Tupfer im Patientenbauch
Medizinischer Dienst der Krankenkassen veröffentlichte Behandlungsfehlerstatistik
Bei 19 Millionen Krankenhausbehandlungen im Jahr geht bis zu 700 000 Mal etwas schief, schätzen Experten. Am Mittwoch veröffentlichten die Krankenkassen, welche Fehler ihnen zur Kenntnis kamen.
Die vergessene Klemme im Bauch des Operierten, die Amputation eines gesunden Beins oder gar der Eingriff beim falschen Patienten – all das ist auch 2014 vorgekommen. Jedes Jahr analysiert der Medizinische Dienst des Spitzenverbands der Krankenkassen (MDS) die Behandlungsfehlerstatistik, wohl wissend, dass es sich dabei um die Spitze des Eisberges handelt, wie MDS-Geschäftsführer Stefan Gronemeyer in Berlin sagte.
14 663 Fälle untersuchten die Krankenkassengutachter im vergan- genen Jahr, 78 mehr als im Vorjahreszeitraum. 3796 Mal bestätigte sich der Verdacht auf einen Fehler, das war also in jedem vierten Fall. Beanstandet von den Patienten oder ihren Angehörigen wurden vermeintlich fehlerhafte Behandlungen in Orthopädie und Chirurgie, innerer und Zahnmedizin. 155 Mal führte ein Behandlungsfehler sogar zum Tod des Patienten. 1294 Mal erlitt der betroffene Mensch einen dauerhaften Schaden.
Mit einem Drittel passieren die meisten der anerkannten Fehler während eines operativen Eingriffs – besonders beim Zahnarzt –, ein Viertel geschieht bereits bei der Erhebung des Befundes, an dritter Stelle folgen Pflegefehler. Die Gutachter zählten 67 Fälle, in denen beim Patienten während eines Krankenhausaufenthaltes ein Druckgeschwür entstand, das eindeutig auf eine falsche Risikoeinschätzung zurückzuführen war. Bei entsprechenden Vorbeugemaßnahmen hätte es verhindert werden können. 34 Mal verblieben nach einem Eingriff Dinge wie Tupfer, Kompressen oder Klemmen im Körper. Dies hätte sich nach Ansicht der Experten durch eine einfache Zählkontrolle der benutzten Instrumente verhindern lassen.

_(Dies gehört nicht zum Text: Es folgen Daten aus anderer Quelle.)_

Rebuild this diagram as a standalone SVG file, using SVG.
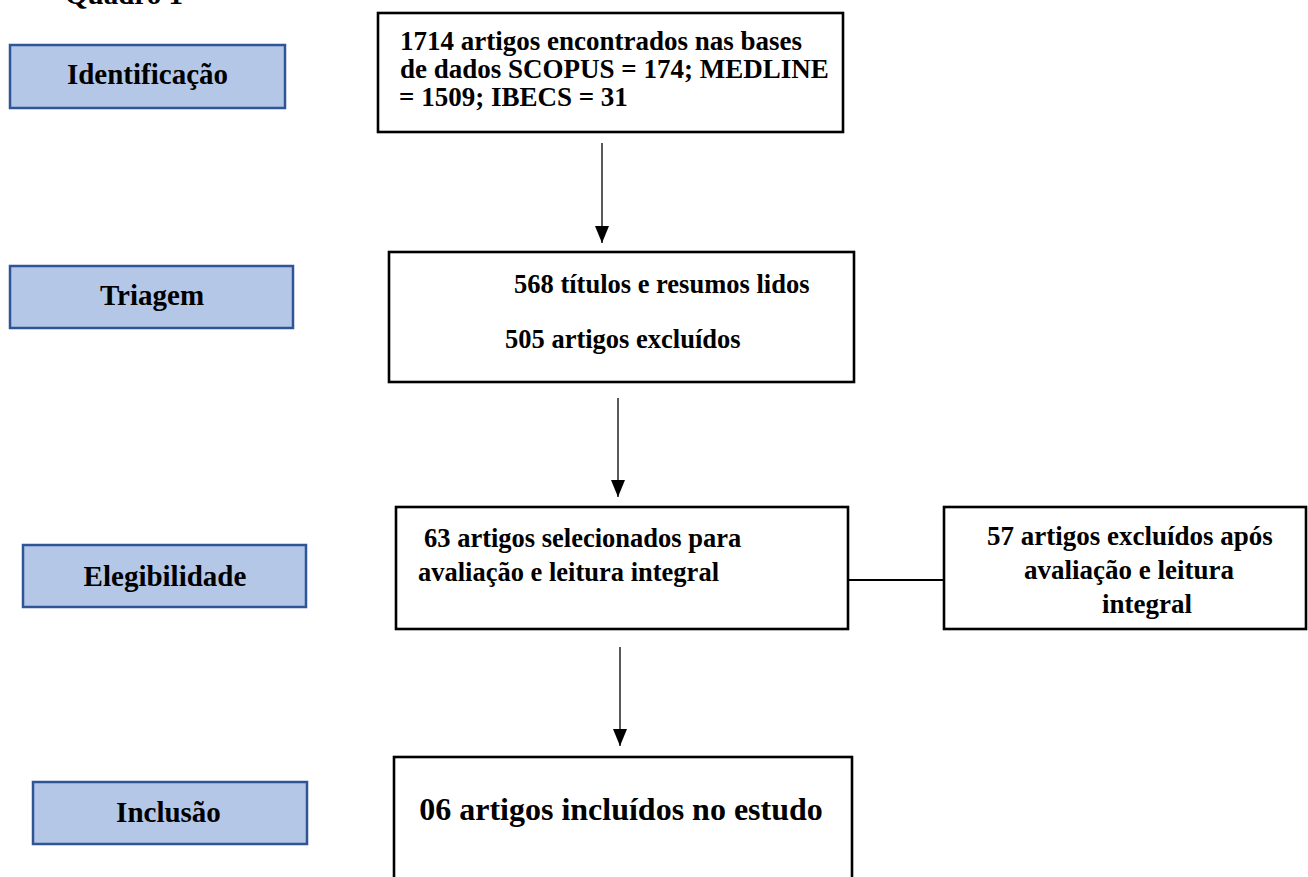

Wie bereits im vergangenen Jahr mahnten die Vertreter der Krankenkassen eine größere Aufmerksamkeit für das Problem an. Es gehe nicht um die Frage, wer den Fehler verursacht habe, erklärte MDS-Chef Gronemeyer. sondern vielmehr darum, wo und warum er geschehen ist und welcher Art er war. Nur so könne eine Analyse erfolgen und vermieden werden, dass immer wieder die gleichen Fehler gemacht würden. Zu den Ver- meidungsstrategien zählt der Medizinische Dienst der Krankenkassen Checklisten bei Eingriffen, Trainings von Operationsteams, die kritische Kontrolle von Medikamentenkombinationen und ein bundesweites Fehlerregister.
Doch von einem Fehlerbewusstsein, das diese Maßnahmen als notwendig erachten würde, ist man hierzulande weit entfernt, meinen Fachleute. Patientensicherheitsexperte Max Skorning nannte als Beispiel die »Never Events« – Dinge, die niemals vorkommen sollten. Sie bezeichnen immer wieder auftretende folgenschwere Ereignisse wie Verwechslung des Patienten, der Gliedmaßen oder des Medikamentes. In den USA oder Großbritannien würden solche Vorkommnisse landesweit aufgelistet. Sie seien in der Regel nicht der Fehler eines Einzelnen, sondern Fol- ge eines Problems im System, so Skorning. Transparenz sei die einzige Möglichkeit, Patienten und das Personal vor solchen Fehlern zu schützen.
Will man unter den medizinischen Eisberg schauen, muss man die bei den Gutachterstellen der Ärzteschaft geltend gemachten Behandlungsfehler zu denen der Kassen hinzuzählen und kommt dann auf rund 6000 bestätigte Fehler im vergangenen Jahr. Doch auch das ist noch nicht alles. Keine Statistik zählt die direkt bei Gericht vorgebrachten Fälle. »Die wahre Zahl der Behandlungsfehler liegt leider bedeutend höher als das, was Ärzte zugeben und Krankenkassen offiziell erheben«, sagt die LINKEN-Gesundheitsexpertin Kathrin Vogler. Aus ihrer Sicht dürfe die Beweislast für einen Fehler nicht länger bei den Patienten liegen.